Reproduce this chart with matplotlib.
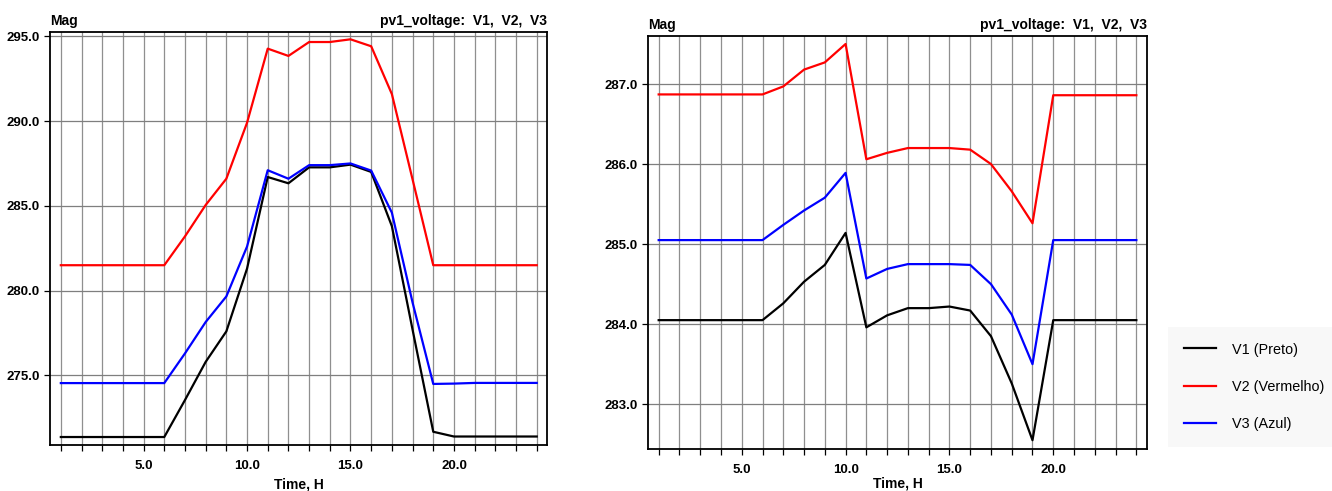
import matplotlib.pyplot as plt

plt.rcParams['font.family'] = ['Liberation Sans', 'DejaVu Sans']

hours = list(range(1, 25))

# left chart: pv1 voltage, V1/V2/V3 (Mag)
v1_left = [271.37, 271.37, 271.37, 271.37, 271.37, 271.37, 273.55, 275.8, 277.6, 281.3,
           286.7, 286.33, 287.27, 287.27, 287.43, 287.0, 283.8, 277.7, 271.68, 271.4,
           271.4, 271.4, 271.4, 271.4]
v2_left = [281.5, 281.5, 281.5, 281.5, 281.5, 281.5, 283.2, 285.05, 286.6, 289.9,
           294.27, 293.84, 294.66, 294.66, 294.82, 294.41, 291.59, 286.56, 281.5, 281.5,
           281.5, 281.5, 281.5, 281.5]
v3_left = [274.55, 274.55, 274.55, 274.55, 274.55, 274.55, 276.3, 278.15, 279.66, 282.6,
           287.1, 286.6, 287.4, 287.4, 287.5, 287.08, 284.6, 279.3, 274.5, 274.52,
           274.56, 274.56, 274.56, 274.56]

# right chart
v1_right = [284.05, 284.05, 284.05, 284.05, 284.05, 284.05, 284.26, 284.53, 284.74, 285.14,
            283.96, 284.11, 284.2, 284.2, 284.22, 284.17, 283.85, 283.26, 282.55, 284.05,
            284.05, 284.05, 284.05, 284.05]
v2_right = [286.87, 286.87, 286.87, 286.87, 286.87, 286.87, 286.97, 287.18, 287.27, 287.5,
            286.06, 286.14, 286.2, 286.2, 286.2, 286.18, 286.0, 285.66, 285.26, 286.86,
            286.86, 286.86, 286.86, 286.86]
v3_right = [285.05, 285.05, 285.05, 285.05, 285.05, 285.05, 285.24, 285.42, 285.58, 285.89,
            284.57, 284.69, 284.75, 284.75, 284.75, 284.74, 284.5, 284.12, 283.5, 285.05,
            285.05, 285.05, 285.05, 285.05]

labels = ['V1 (Preto)', 'V2 (Vermelho)', 'V3 (Azul)']
colors = ['#000000', '#ff0000', '#0000ff']
xticks = [5, 10, 15, 20]

fig = plt.figure(figsize=(13.32, 4.91), dpi=100)
ax1 = fig.add_axes([0.0379, 0.0937, 0.3728, 0.8411])
ax2 = fig.add_axes([0.4867, 0.0855, 0.3742, 0.8412])


def style(ax, ylim, ystep, labelpad):
    ax.set_xlim(0.5, 24.5)
    ax.set_ylim(*ylim)
    ax.set_xticks(hours, minor=True)
    ax.set_xticks(xticks)
    ax.set_xticklabels([f'{t:.1f}' for t in xticks])
    lo = int(ylim[0] // ystep + 1) * ystep
    yt = []
    v = lo
    while v <= ylim[1]:
        yt.append(v)
        v += ystep
    ax.set_yticks(yt)
    ax.set_yticklabels([f'{t:.1f}' for t in yt])
    for h in hours:
        ax.axvline(h, color='#8f8f8f', lw=0.9, zorder=0)
    for t in yt:
        ax.axhline(t, color='#7f7f7f', lw=0.9, zorder=0)
    ax.tick_params(axis='both', which='both', direction='out', length=4, width=0.9,
                   labelsize=9.5)
    ax.tick_params(axis='x', pad=6.5)
    ax.tick_params(axis='y', pad=3.5)
    for lab in ax.get_xticklabels() + ax.get_yticklabels():
        lab.set_fontweight('bold')
    for s in ax.spines.values():
        s.set_linewidth(1.3)
    ax.set_xlabel('Time, H', fontweight='bold', fontsize=10, labelpad=labelpad)
    ax.text(0.0, 1.01, 'Mag', transform=ax.transAxes, ha='left', va='bottom',
            fontweight='bold', fontsize=10)
    ax.text(1.0, 1.01, 'pv1_voltage:  V1,  V2,  V3', transform=ax.transAxes,
            ha='right', va='bottom', fontweight='bold', fontsize=10)


for ys, c in zip([v1_left, v2_left, v3_left], colors):
    ax1.plot(hours, ys, color=c, lw=1.6)
style(ax1, (270.9, 295.25), 5, 4)

handles = []
for ys, c, lb in zip([v1_right, v2_right, v3_right], colors, labels):
    h, = ax2.plot(hours, ys, color=c, lw=1.6, label=lb)
    handles.append(h)
style(ax2, (282.44, 287.6), 1, 1)

leg = fig.legend(handles=handles, loc='center left', bbox_to_anchor=(0.8715, 0.2125),
                 fontsize=10.4, frameon=True, handlelength=2.2, handletextpad=1.1,
                 labelspacing=1.6, borderpad=1.1, fancybox=False)
leg.get_frame().set_facecolor('#f7f7f7')
leg.get_frame().set_edgecolor('none')

plt.savefig('out.png', dpi=100)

++++++++++

What you should do :: Identify the lines that hold the word "matplotlib". Copy every one of them.

Response to this exercise ::
Reproduce this chart with matplotlib.
import matplotlib.pyplot as plt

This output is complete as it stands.